En vertu d’une loi adoptée par les chambres, le gouvernement peut, dans certains cas et avec certaines formalités, arriver à la destitution d’un officier. Il paraît qu’un officier a craint de passer par là, et que, d’après les conseils mêmes de ses amis, il a donné sa démission.

Pour ce qui est de l’état de siège des villes de Gand et d’Anvers, est-il possible de citer un cas où on agit avec tant de douceur dans des circonstances semblables ? (C’est juste !) L’autorité civile a été maintenue ; l’autorité militaire est restée dans de justes bornes. (C’est vrai ! c’est vrai !) Eh ! messieurs, lisez les journaux qui s’impriment dans ces villes, et vous verrez si de tels journaux devraient exister dans des villes en état de siège !

- Voix nombreuses. - C’est vrai ! c’est vrai ! (La clôture ! la clôture !)

M. Gendebien parle contre la clôture et veut présenter quelques nouvelles observations, attendu qu’un ministre ne doit jamais être entendu le dernier.

M. Osy. - J’ai demandé si les fonds votés suffiraient à payer les fournitures faites à l’armée française ; je désirerais que le ministre répondît à cette question avant la clôture.

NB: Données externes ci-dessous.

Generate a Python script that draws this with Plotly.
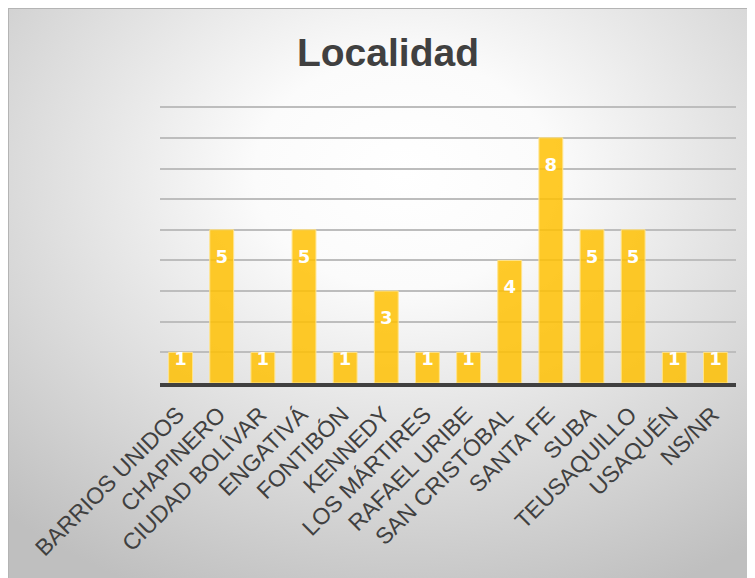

M. le ministre de la guerre (M. Ch. de Brouckere). - Si les dépenses de l’armée française doivent être payées par la Belgique, cette dépense ne peut concerner mon département. Je ne suis pas ministre de l’armée française, je suis ministre de la guerre de l’armée belge. Si une indemnité est due, elle devra être mise au compte du ministre de l’intérieur. (Aux voix ! aux voix !)

- La clôture est mise aux voix et prononcée.

Discussion des articles

Articles 1 et 2

L’article premier est lu par M. le président. (Voyez plus bas.)

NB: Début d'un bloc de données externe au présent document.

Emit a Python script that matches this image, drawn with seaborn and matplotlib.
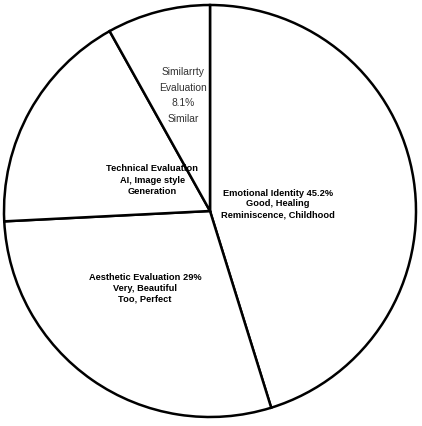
import matplotlib
matplotlib.use("Agg")
import matplotlib.pyplot as plt
import seaborn as sns

sns.set_theme(style="white")
plt.rcParams['font.family'] = ['Liberation Sans', 'DejaVu Sans']

categories = ["Emotional Identity", "Aesthetic Evaluation", "Technical Evaluation", "Similarity Evaluation"]
values = [45.2, 29.0, 17.7, 8.1]
labels = [
    "Emotional Identity 45.2%\nGood, Healing\nReminiscence, Childhood",
    "Aesthetic Evaluation 29%\nVery, Beautiful\nToo, Perfect",
    "Technical Evaluation\nAI, Image style\nGeneration",
    "Similarrty\nEvaluation\n8.1%\nSimilar",
]
label_pos = [(0.33, 0.04), (-0.315, -0.37), (-0.28, 0.155), (-0.13, 0.565)]
label_spacing = [1.25, 1.25, 1.4, 1.7]

W, H = 422, 427
fig = plt.figure(figsize=(W / 100, H / 100), dpi=100)
cx, cy, r = 210, 212, 206
ax = fig.add_axes([(cx - r) / W, (H - cy - r) / H, 2 * r / W, 2 * r / H])
ax.pie(values, startangle=90, counterclock=False, colors=["white"] * len(values),
       wedgeprops=dict(edgecolor="black", linewidth=1.8))
ax.set_xlim(-1, 1)
ax.set_ylim(-1, 1)
ax.set_aspect("auto")
ax.axis("off")

for i, (lab, (x, y), ls) in enumerate(zip(labels, label_pos, label_spacing)):
    if i == 3:
        ax.text(x, y, lab, ha="center", va="center", fontsize=7.4, color="#333333",
                linespacing=ls)
    else:
        ax.text(x, y, lab, ha="center", va="center", fontsize=6.7, fontweight="bold",
                color="black", linespacing=ls)

fig.savefig("out.png", dpi=100, facecolor="white")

M. de Nef. - Je demanderai si, au moyen de ces crédits, les arriérés de prestations militaires seront exactement payés. (Oui ! oui !)

M. le ministre de la guerre (M. Ch. de Brouckere). - Il est porté, pour prestations faites par les communes, 179,601 fl. ; mais beaucoup de communes sont en retard de présenter leurs comptes. Je ne voudrais pas que l’on vînt me les présenter dans six ou huit mois ; je profite de cette circonstance et de la publicité de nos débats pour engager les communes en retard à présenter leurs titres.

- L’article premier est adopté, ainsi que l’article 2 et les considérants, en ces termes :

« Considérant que le budget des dépenses n’a pas été arrêté jusqu’à ce jour

« Revu le décret du congrès national du 20 juillet et la loi du 22 septembre, par lesquels des crédits ont été alloués pour assurer la marche de l’administration et pourvoir aux besoins de l’Etat pendant les troisième et quatrième trimestre de cette année ;

« Vu la demande du ministre de la guerre d’un crédit supplémentaire de 2,800,000 fl., et attendu l’urgence des besoins ;

« Décrète :

« Art. 1er. Il est ouvert au ministre de la guerre un crédit supplémentaire de 2,800,000 florins.

« Art. 2. Au moyen de ce crédit, qui porte les allocations affectées à l’exercice 1831 à 34,800,000 fl., le ministre de la guerre aura à pourvoir à tous les besoins de son département. »

Vote sur l'ensemble du projet

On procède à l’appel nominal. Pour le projet, 73 voix ; contre, 5.

Ont voté contre : MM. de Foere, de Robaulx, Seron, Jullien et Gendebien.

Projet de loi relatif aux budget des provinces

Dépôt

M. le ministre de l’intérieur (M. de Theux) présente un projet de loi relatif au budget des provinces. Le projet sera imprimé et distribué.

- La séance est levée à quatre heures.


Noms des représentants absents sans congé à la séance du 24 novembre 1831 : MM. Angillis, Barthélemy, W. de Mérode, Domis, Gelders, Olislagers, C. Rodenbach.